◆ Exercise material:
----
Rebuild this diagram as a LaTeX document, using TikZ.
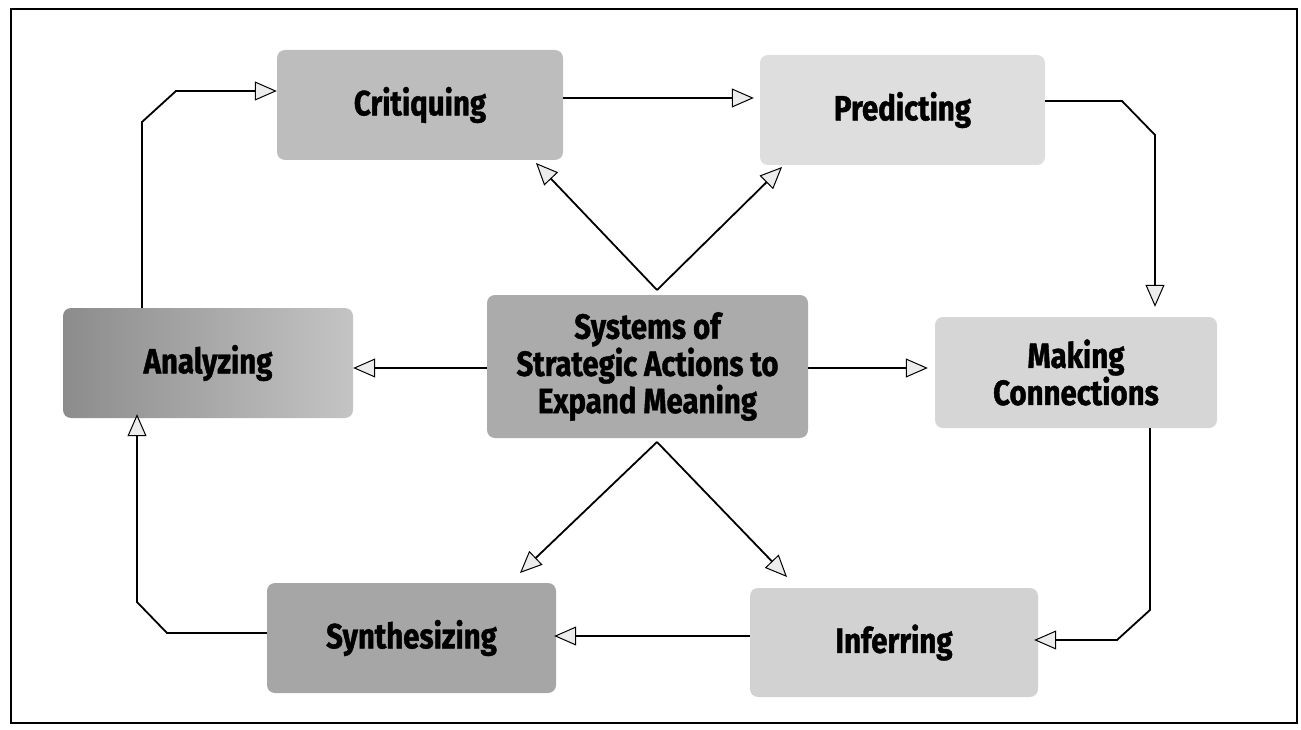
----
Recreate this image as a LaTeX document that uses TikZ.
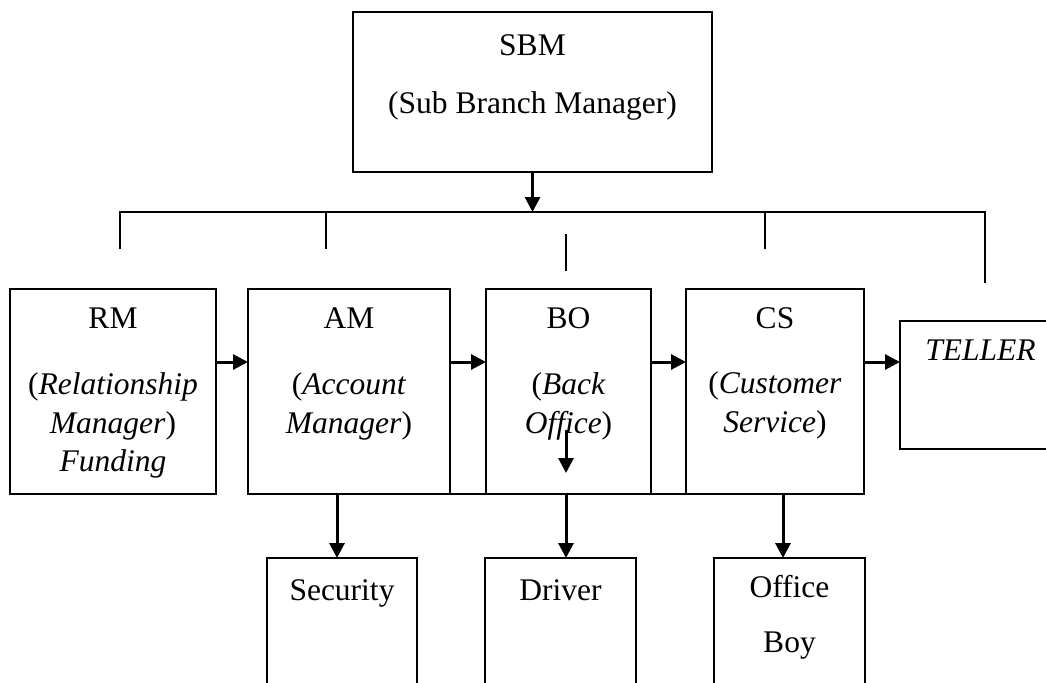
----
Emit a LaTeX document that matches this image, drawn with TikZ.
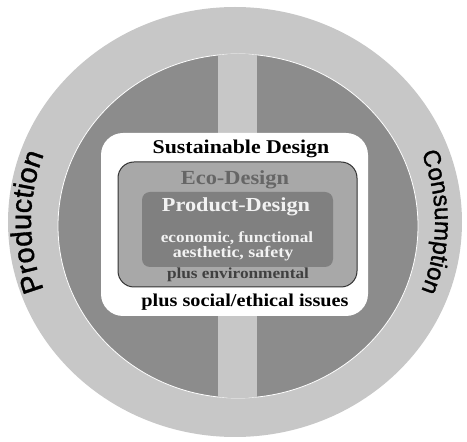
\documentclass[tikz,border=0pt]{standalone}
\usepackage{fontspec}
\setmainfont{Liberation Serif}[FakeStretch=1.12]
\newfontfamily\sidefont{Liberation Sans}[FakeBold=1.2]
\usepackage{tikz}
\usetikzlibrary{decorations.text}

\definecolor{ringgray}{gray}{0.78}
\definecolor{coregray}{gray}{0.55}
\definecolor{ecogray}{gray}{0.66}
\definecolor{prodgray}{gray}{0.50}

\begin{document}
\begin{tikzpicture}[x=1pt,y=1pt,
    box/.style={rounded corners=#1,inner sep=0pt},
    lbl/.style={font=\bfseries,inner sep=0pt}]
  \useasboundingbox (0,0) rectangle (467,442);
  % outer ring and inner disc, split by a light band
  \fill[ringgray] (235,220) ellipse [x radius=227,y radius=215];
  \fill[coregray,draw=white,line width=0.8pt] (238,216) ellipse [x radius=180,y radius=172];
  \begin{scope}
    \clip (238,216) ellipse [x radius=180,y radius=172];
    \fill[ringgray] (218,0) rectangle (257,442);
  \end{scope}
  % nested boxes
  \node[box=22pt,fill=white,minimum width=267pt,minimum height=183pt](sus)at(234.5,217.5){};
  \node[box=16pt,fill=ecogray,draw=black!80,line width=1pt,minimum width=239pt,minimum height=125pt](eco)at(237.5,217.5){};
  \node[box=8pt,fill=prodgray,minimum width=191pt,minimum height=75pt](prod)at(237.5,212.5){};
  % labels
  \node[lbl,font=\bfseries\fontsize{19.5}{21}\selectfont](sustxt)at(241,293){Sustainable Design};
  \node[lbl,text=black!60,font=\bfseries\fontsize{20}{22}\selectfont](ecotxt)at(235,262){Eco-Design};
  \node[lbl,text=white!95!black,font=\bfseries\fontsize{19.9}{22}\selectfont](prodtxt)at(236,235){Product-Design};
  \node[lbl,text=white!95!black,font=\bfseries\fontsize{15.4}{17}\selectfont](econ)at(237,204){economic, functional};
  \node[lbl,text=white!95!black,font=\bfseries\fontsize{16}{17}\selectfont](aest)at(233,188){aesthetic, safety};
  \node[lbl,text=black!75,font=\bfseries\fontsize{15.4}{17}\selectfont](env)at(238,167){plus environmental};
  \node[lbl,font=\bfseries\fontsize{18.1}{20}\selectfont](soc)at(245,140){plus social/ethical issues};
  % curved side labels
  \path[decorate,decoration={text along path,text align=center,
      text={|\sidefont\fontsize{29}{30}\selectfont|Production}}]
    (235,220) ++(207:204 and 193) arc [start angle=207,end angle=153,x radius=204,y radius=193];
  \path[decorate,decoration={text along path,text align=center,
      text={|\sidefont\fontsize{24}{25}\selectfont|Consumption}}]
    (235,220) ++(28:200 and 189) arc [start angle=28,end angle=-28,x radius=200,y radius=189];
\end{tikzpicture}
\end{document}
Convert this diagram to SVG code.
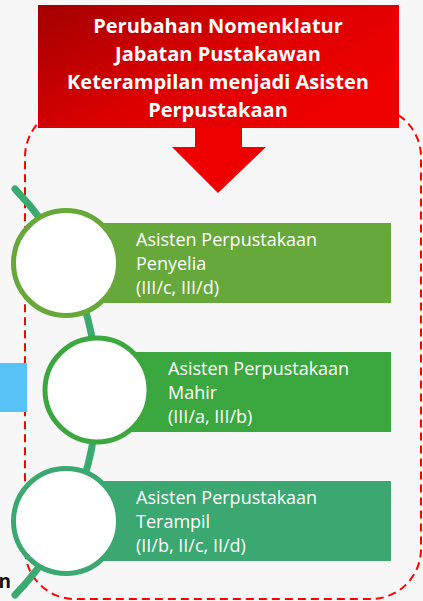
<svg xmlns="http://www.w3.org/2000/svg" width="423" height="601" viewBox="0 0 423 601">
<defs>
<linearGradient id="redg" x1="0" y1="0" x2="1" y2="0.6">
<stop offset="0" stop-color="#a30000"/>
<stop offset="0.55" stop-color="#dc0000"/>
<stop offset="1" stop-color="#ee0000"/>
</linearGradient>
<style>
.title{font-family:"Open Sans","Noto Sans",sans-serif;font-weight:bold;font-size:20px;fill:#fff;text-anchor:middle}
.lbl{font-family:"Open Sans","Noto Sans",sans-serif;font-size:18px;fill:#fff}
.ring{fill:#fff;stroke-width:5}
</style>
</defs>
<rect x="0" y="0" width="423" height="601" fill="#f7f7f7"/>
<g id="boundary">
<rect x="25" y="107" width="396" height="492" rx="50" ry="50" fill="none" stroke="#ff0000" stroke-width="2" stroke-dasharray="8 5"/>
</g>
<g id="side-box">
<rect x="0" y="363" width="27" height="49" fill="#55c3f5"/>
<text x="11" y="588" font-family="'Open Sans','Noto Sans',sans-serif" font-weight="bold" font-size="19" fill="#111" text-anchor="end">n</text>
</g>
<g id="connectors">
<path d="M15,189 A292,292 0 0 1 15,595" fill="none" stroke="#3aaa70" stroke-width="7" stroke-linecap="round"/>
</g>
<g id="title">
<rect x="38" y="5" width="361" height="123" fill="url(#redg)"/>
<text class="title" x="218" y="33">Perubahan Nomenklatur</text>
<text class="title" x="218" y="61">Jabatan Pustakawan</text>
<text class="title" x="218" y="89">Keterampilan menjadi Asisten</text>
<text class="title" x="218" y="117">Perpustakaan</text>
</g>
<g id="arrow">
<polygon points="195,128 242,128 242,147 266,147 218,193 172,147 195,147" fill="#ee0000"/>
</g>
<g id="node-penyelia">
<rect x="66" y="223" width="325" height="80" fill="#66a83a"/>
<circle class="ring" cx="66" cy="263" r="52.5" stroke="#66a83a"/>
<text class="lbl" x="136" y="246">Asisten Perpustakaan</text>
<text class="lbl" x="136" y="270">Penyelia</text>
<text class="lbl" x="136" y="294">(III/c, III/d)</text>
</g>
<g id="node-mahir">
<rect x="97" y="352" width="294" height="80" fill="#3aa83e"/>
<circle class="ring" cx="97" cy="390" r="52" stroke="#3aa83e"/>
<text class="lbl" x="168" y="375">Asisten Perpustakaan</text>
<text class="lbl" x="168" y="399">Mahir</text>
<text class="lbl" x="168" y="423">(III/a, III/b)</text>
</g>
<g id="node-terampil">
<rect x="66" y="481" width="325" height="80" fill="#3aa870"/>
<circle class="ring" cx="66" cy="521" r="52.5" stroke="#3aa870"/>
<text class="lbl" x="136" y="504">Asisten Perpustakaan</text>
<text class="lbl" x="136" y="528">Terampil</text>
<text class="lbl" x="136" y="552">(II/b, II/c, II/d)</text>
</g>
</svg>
----
◆ Problem requirements: Each line containing "this" counts once; state the total number of such lines and nothing else.

◆ Finished answer: 4